**What to produce:** Without the pictures, retype exactly the lines from the top of the entries below through the line that contains "(0,0) rectangle (941,820);".

**Record extracts:**
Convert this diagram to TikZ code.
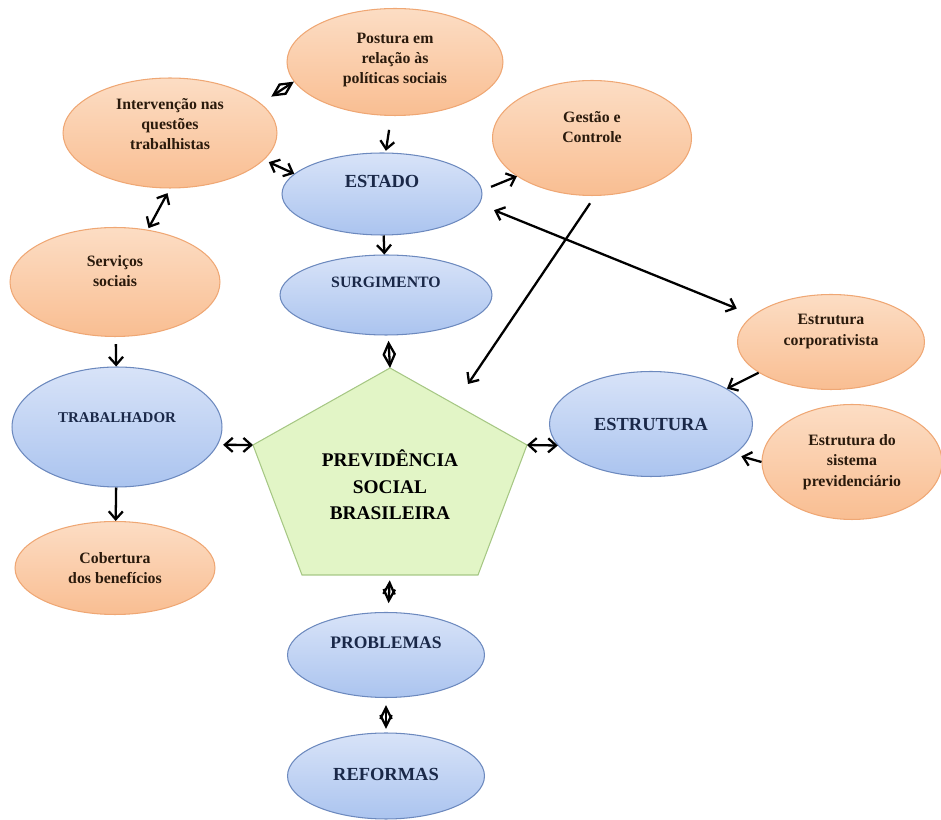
\documentclass[tikz,border=0pt]{standalone}
\usepackage{fontspec}
\setmainfont{Liberation Serif}
\usetikzlibrary{arrows.meta,shapes.geometric}

\definecolor{orgtop}{HTML}{FCDDC4}
\definecolor{orgbot}{HTML}{F9BE92}
\definecolor{orgline}{HTML}{EFA774}
\definecolor{orgtext}{HTML}{2A1A0C}
\definecolor{blutop}{HTML}{D8E3F8}
\definecolor{blubot}{HTML}{ABC4EF}
\definecolor{bluline}{HTML}{6C89BE}
\definecolor{blutext}{HTML}{1A2848}
\definecolor{pentfill}{HTML}{E2F5C6}
\definecolor{pentline}{HTML}{A6C784}

\begin{document}
\begin{tikzpicture}[x=0.02cm,y=-0.02cm,
    obox/.style={ellipse,draw=orgline,line width=0.6pt,top color=orgtop,bottom color=orgbot,inner sep=0pt},
    bbox/.style={ellipse,draw=bluline,line width=0.6pt,top color=blutop,bottom color=blubot,inner sep=0pt},
    otxt/.style={align=center,text=orgtext,font=\fontsize{9}{11.5}\selectfont\bfseries},
    btxt/.style={align=center,text=blutext,font=\fontsize{10.5}{12}\selectfont\bfseries},
    arr/.style={-{Straight Barb[length=4.5pt,width=8pt]},line width=1.3pt},
    dbl/.style={{Straight Barb[length=4.5pt,width=8pt]}-{Straight Barb[length=4.5pt,width=8pt]},line width=1.3pt},
    dia/.style={{Straight Barb[length=6.5pt,width=6.5pt]}-{Straight Barb[length=6.5pt,width=6.5pt]},line width=1.3pt}]
  \useasboundingbox (0,0) rectangle (941,820);

  % orange bubbles
  \node[obox,minimum width=4.32cm,minimum height=2.14cm,
    label={[otxt,yshift=1pt]center:{Postura em\\relação às\\políticas sociais}}] (postura) at (395,62) {};
  \node[obox,minimum width=4.28cm,minimum height=2.2cm,
    label={[otxt,yshift=5pt]center:{Intervenção nas\\questões\\trabalhistas}}] (interv) at (170,133) {};
  \node[obox,minimum width=3.98cm,minimum height=2.3cm,
    label={[otxt,yshift=6pt]center:{Gestão e\\Controle}}] (gestao) at (592,138) {};
  \node[obox,minimum width=4.2cm,minimum height=2.18cm,
    label={[otxt,yshift=6pt]center:{Serviços\\sociais}}] (servicos) at (115,282) {};
  \node[obox,minimum width=3.74cm,minimum height=1.9cm,
    label={[otxt,yshift=6pt]center:{Estrutura\\corporativista}}] (corp) at (831,342) {};
  \node[obox,minimum width=3.6cm,minimum height=2.3cm,
    label={[otxt]center:{Estrutura do\\sistema\\previdenciário}}] (sist) at (852,462) {};
  \node[obox,minimum width=4.0cm,minimum height=1.86cm,
    label={[otxt]center:{Cobertura\\dos benefícios}}] (cobert) at (115,568) {};

  % blue bubbles
  \node[bbox,minimum width=4.0cm,minimum height=1.64cm,
    label={[btxt,yshift=7pt]center:ESTADO}] (estado) at (382,194) {};
  \node[bbox,minimum width=4.24cm,minimum height=1.6cm,
    label={[btxt,font=\fontsize{9}{11}\selectfont\bfseries,yshift=7pt]center:SURGIMENTO}] (surg) at (386,295) {};
  \node[bbox,minimum width=4.2cm,minimum height=2.4cm,
    label={[btxt,font=\fontsize{8.5}{10}\selectfont\bfseries,yshift=5.5pt]center:TRABALHADOR}] (trab) at (117,427) {};
  \node[bbox,minimum width=4.06cm,minimum height=2.1cm,
    label={[btxt]center:ESTRUTURA}] (estrutura) at (651,424) {};
  \node[bbox,minimum width=3.94cm,minimum height=1.7cm,
    label={[btxt,font=\fontsize{10}{12}\selectfont\bfseries,yshift=7pt]center:PROBLEMAS}] (problemas) at (386,655) {};
  \node[bbox,minimum width=3.94cm,minimum height=1.72cm,
    label={[btxt,yshift=1pt]center:REFORMAS}] (reformas) at (386,776) {};

  % pentagon
  \coordinate (pT) at (390,368);
  \coordinate (pR) at (527,445);
  \coordinate (pBR) at (478,575);
  \coordinate (pBL) at (302,575);
  \coordinate (pL) at (253,445);
  \coordinate (pB) at (390,575);
  \filldraw[fill=pentfill,draw=pentline,line width=0.6pt] (pT) -- (pR) -- (pBR) -- (pBL) -- (pL) -- cycle;
  \node[btxt,text=black,font=\fontsize{11}{15}\selectfont\bfseries] (prev) at (390,485) {PREVIDÊNCIA\\SOCIAL\\BRASILEIRA};

  \coordinate (gcEnd) at (468,384);

  % connectors
  \draw[arr,shorten <=8pt,shorten >=1pt] (postura.-94) -- (estado.85);
  \draw[dia,shorten <=7pt] (interv.18) -- (postura.191);
  \draw[dbl,shorten <=3pt] (interv.-16) -- (estado.167);
  \draw[dbl,shorten <=3pt,shorten >=1pt] (interv.south) -- (servicos.58);
  \draw[arr,shorten <=5.5pt] (estado.2) -- (gestao.207);
  \draw[dbl,shorten <=9pt,shorten >=10pt] (estado.-6) -- (corp.161);
  \draw[arr,shorten <=5pt] (gestao.-87) -- (gcEnd);
  \draw[arr] (estado) -- (surg);
  \draw[dia,shorten <=3pt] (surg) -- (pT);
  \draw[arr,shorten <=4pt] (servicos) -- (trab);
  \draw[arr] (trab) -- (cobert);
  \draw[dbl,shorten <=3pt] (trab.-10) -- (pL);
  \draw[dbl] (pR) -- (estrutura.193);
  \draw[arr] (corp.203) -- (estrutura.25);
  \draw[arr,shorten >=4pt] (sist.west) -- (estrutura.-20);
  \draw[dia,shorten <=3pt,shorten >=5pt] (pB) -- (problemas);
  \draw[dia,shorten <=4pt,shorten >=2pt] (problemas) -- (reformas);
\end{tikzpicture}
\end{document}
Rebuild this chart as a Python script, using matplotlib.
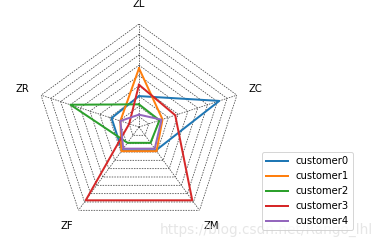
import numpy as np
import matplotlib
matplotlib.use('Agg')
import matplotlib.pyplot as plt

# radar chart data, axes in clockwise order starting from the top
labels = ['ZL', 'ZC', 'ZM', 'ZF', 'ZR']
customers = ['customer0', 'customer1', 'customer2', 'customer3', 'customer4']
customer0 = [3.0, 8.2, 2.8, 2.8, 2.8]
customer1 = [5.7, 2.4, 2.9, 2.9, 1.9]
customer2 = [2.2, 2.1, 1.9, 1.9, 7.0]
customer3 = [4.1, 3.7, 8.8, 8.8, 1.0]
customer4 = [1.2, 2.3, 2.6, 2.6, 1.9]
levels = [1, 2, 3, 4, 5, 6, 7, 8, 9, 10]

series = [customer0, customer1, customer2, customer3, customer4]
colors = ['#1f77b4', '#ff7f0e', '#2ca02c', '#d62728', '#9467bd']

fig = plt.figure(figsize=(385 / 72, 250 / 72), dpi=72)
ax = fig.add_axes([0.0935, 0.08, 0.535, 0.824], projection='polar')
ax.set_theta_offset(np.pi / 2)
ax.set_theta_direction(-1)

angles = np.linspace(0, 2 * np.pi, len(labels), endpoint=False)
closed = np.concatenate([angles, angles[:1]])

# pentagon grid
grid_style = dict(color='0.25', lw=0.75, linestyle=(0, (2, 1.5)))
for lv in levels:
    ax.plot(closed, [lv] * len(closed), **grid_style)
for a in angles:
    ax.plot([a, a], [0, levels[-1]], **grid_style)

for name, vals, c in zip(customers, series, colors):
    ax.plot(closed, vals + vals[:1], color=c, lw=2, label=name)

for a, lab in zip(angles, labels):
    ax.text(a, 11.9, lab, ha='center', va='center', fontsize=10)

ax.set_ylim(0, 10)
ax.set_xticks([])
ax.set_yticks([])
ax.grid(False)
ax.spines['polar'].set_visible(False)

fig.legend(loc='lower left', bbox_to_anchor=(0.68, 0.08), borderaxespad=0,
           fontsize=10, handlelength=2.2)

fig.text(0.415, 0.08, 'https://blog.csdn.net/Rango_lhl', fontsize=13.6,
         color='0.88', alpha=0.8, va='center')

fig.savefig('out.png', dpi=72)
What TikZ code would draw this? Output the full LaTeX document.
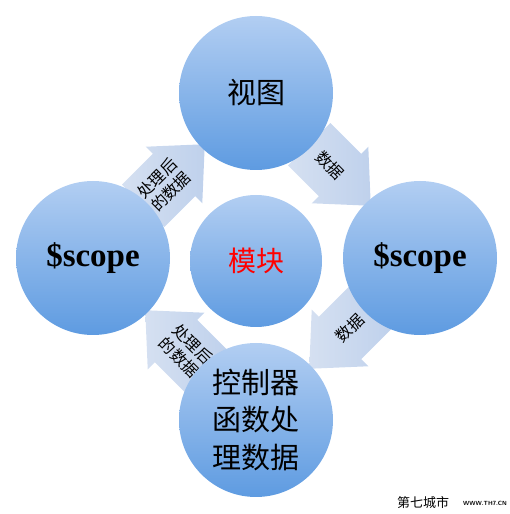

**Response to the task:**
Convert this diagram to TikZ code.
\documentclass[tikz,border=0pt]{standalone}
\usepackage{fontspec}
\setmainfont{Liberation Serif}
\usetikzlibrary{arrows.meta,shapes.geometric}

\definecolor{orgtop}{HTML}{FCDDC4}
\definecolor{orgbot}{HTML}{F9BE92}
\definecolor{orgline}{HTML}{EFA774}
\definecolor{orgtext}{HTML}{2A1A0C}
\definecolor{blutop}{HTML}{D8E3F8}
\definecolor{blubot}{HTML}{ABC4EF}
\definecolor{bluline}{HTML}{6C89BE}
\definecolor{blutext}{HTML}{1A2848}
\definecolor{pentfill}{HTML}{E2F5C6}
\definecolor{pentline}{HTML}{A6C784}

\begin{document}
\begin{tikzpicture}[x=0.02cm,y=-0.02cm,
    obox/.style={ellipse,draw=orgline,line width=0.6pt,top color=orgtop,bottom color=orgbot,inner sep=0pt},
    bbox/.style={ellipse,draw=bluline,line width=0.6pt,top color=blutop,bottom color=blubot,inner sep=0pt},
    otxt/.style={align=center,text=orgtext,font=\fontsize{9}{11.5}\selectfont\bfseries},
    btxt/.style={align=center,text=blutext,font=\fontsize{10.5}{12}\selectfont\bfseries},
    arr/.style={-{Straight Barb[length=4.5pt,width=8pt]},line width=1.3pt},
    dbl/.style={{Straight Barb[length=4.5pt,width=8pt]}-{Straight Barb[length=4.5pt,width=8pt]},line width=1.3pt},
    dia/.style={{Straight Barb[length=6.5pt,width=6.5pt]}-{Straight Barb[length=6.5pt,width=6.5pt]},line width=1.3pt}]
  \useasboundingbox (0,0) rectangle (941,820);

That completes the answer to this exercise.